# Press Release re GMC hearings



## bennyB (Jan 16, 2007)

Our press release went out today - check the papers tomorrow! 

30 September 2008

For Immediate Release


FERTILITY PATIENTS OFFER SUPPORT TO TOP IVF DOCTOR MOHAMMED TARANISSI

More than 90 patients treated by pioneering IVF doctor Mohammed Taranissi have today handed in a signed petition to the General Medical Council opposing a case against him following complaints from two former patients.

Mr Taranissi is fighting allegations brought by the General Medical Council (GMC) that he failed to keep proper medical records, applied inappropriate pressure on a patient to have unlicensed treatment and acted insensitively towards a patient’s husband.

The petition, signed by 92 current and former patients treated at Mr Taranissi’s Assisted Reproduction and Gynaecology Centre (ARGC) in London, claims the care they received was ethical, legal, fully informed, high quality and in most cases successful. Even when treatment was not successful, patients attest to a high level of satisfaction with the clinic. Most signatories submitted individual accounts detailing the level and quality of care they received to support the petition.

Caroline Vivers, a 40-year-old mother of Jack, aged 18 months from Annan, Southwest Scotland, said: 

“Mr Taranissi and his team were patient, warm and completely professional. I transferred to ARGC following 5 fresh cycles of IVF - all with a negative result. I have completed 2 further cycles at ARGC resulting in the birth of my son. Mr Taranissi is not just a dedicated, but a brilliant doctor who, through commitment and absolute attention to detail has transformed our lives utterly. I have found him to be sensitive and intuitive throughout both my treatments.”
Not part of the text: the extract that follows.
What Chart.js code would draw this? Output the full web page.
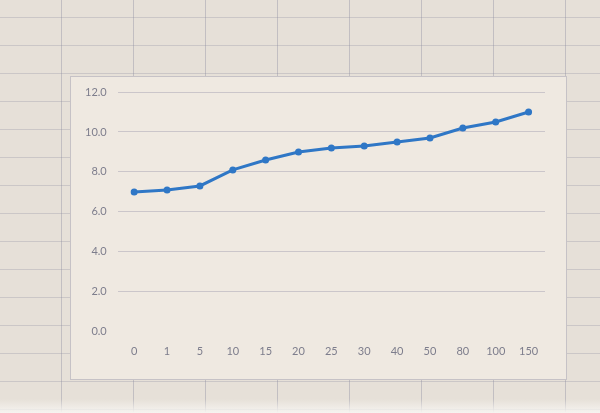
<!DOCTYPE html>
<html>
<head>
<meta charset="utf-8">
<script src="https://cdn.jsdelivr.net/npm/chart.js@4.4.0/dist/chart.umd.min.js"></script>
<style>
    html, body { margin: 0; padding: 0; }
    body {
        width: 600px;
        height: 413px;
        overflow: hidden;
        position: relative;
        background-color: #e6e0d8;
        /* spreadsheet cells behind the chart */
        background-image:
            repeating-linear-gradient(90deg, transparent 0 61px, rgba(140,140,160,.4) 61px 62px, transparent 62px 72px),
            repeating-linear-gradient(180deg, transparent 0 17px, rgba(140,140,160,.3) 17px 18px, transparent 18px 28px);
    }
    .chart-box {
        position: absolute;
        left: 70px;
        top: 76px;
        width: 495px;
        height: 302px;
        background: #efe9e1;
        border: 1px solid #c6c2c6;
    }
    .bottom-glow {
        position: absolute;
        left: 0; right: 0; bottom: 0;
        height: 14px;
        background: linear-gradient(180deg, rgba(245,243,238,0), #f6f4f0);
    }
    canvas { position: absolute; left: 0; top: 0; }
</style>
</head>
<body>
<div class="chart-box"></div>
<div class="bottom-glow"></div>
<canvas id="line-chart" width="600" height="413"></canvas>
<script>
// 資料
const xLabels = ['0', '1', '5', '10', '15', '20', '25', '30', '40', '50', '80', '100', '150'];
const values = [7.0, 7.1, 7.3, 8.1, 8.6, 9.0, 9.2, 9.3, 9.5, 9.7, 10.2, 10.5, 11.0];
const yMin = 0;
const yMax = 12;
const yStep = 2;

const lineColor = '#2f77c6';
const tickColor = '#7d7d8c';

new Chart(document.getElementById('line-chart'), {
    type: 'line',
    data: {
        labels: xLabels,
        datasets: [{
            data: values,
            borderColor: lineColor,
            backgroundColor: lineColor,
            borderWidth: 3,
            pointRadius: 3.5,
            pointBorderWidth: 0,
            pointBackgroundColor: lineColor,
            tension: 0
        }]
    },
    options: {
        responsive: false,
        animation: false,
        layout: {
            padding: { left: 74, right: 55, top: 92, bottom: 50 }
        },
        plugins: {
            legend: { display: false },
            tooltip: { enabled: false }
        },
        scales: {
            x: {
                offset: true,
                grid: { display: false },
                border: { display: false },
                ticks: {
                    color: tickColor,
                    padding: 5,
                    maxRotation: 0,
                    font: { family: 'Lato', size: 11 }
                }
            },
            y: {
                min: yMin,
                max: yMax,
                border: { display: false },
                grid: {
                    drawTicks: false,
                    lineWidth: 1,
                    color: ctx => ctx.tick && ctx.tick.value === 0 ? 'rgba(0,0,0,0)' : 'rgba(160,155,175,0.45)'
                },
                ticks: {
                    stepSize: yStep,
                    color: tickColor,
                    padding: 11,
                    font: { family: 'Lato', size: 11 },
                    callback: v => v.toFixed(1)
                }
            }
        }
    }
});
</script>
</body>
</html>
Niamh Eadie, 42, a mother of two daughters aged 5 years and 10 months, from Cornwall, said: 

“I have had 4 cycles of IVF at the ARGC, none of which resulted in a pregnancy. I found Mr. Taranissi to be professional, caring, thorough and dedicated at all times. I have attended other clinics but none can hold a candle to the ARGC, Mr. Taranissi and his team.

“Many current and future patients will not be served well if any decision is made against Mr Taranissi that results in preventing him from doing what he does best - making babies.” 

Mr Taranissi’s clinic consistently tops the national league tables for live birth rates.


----------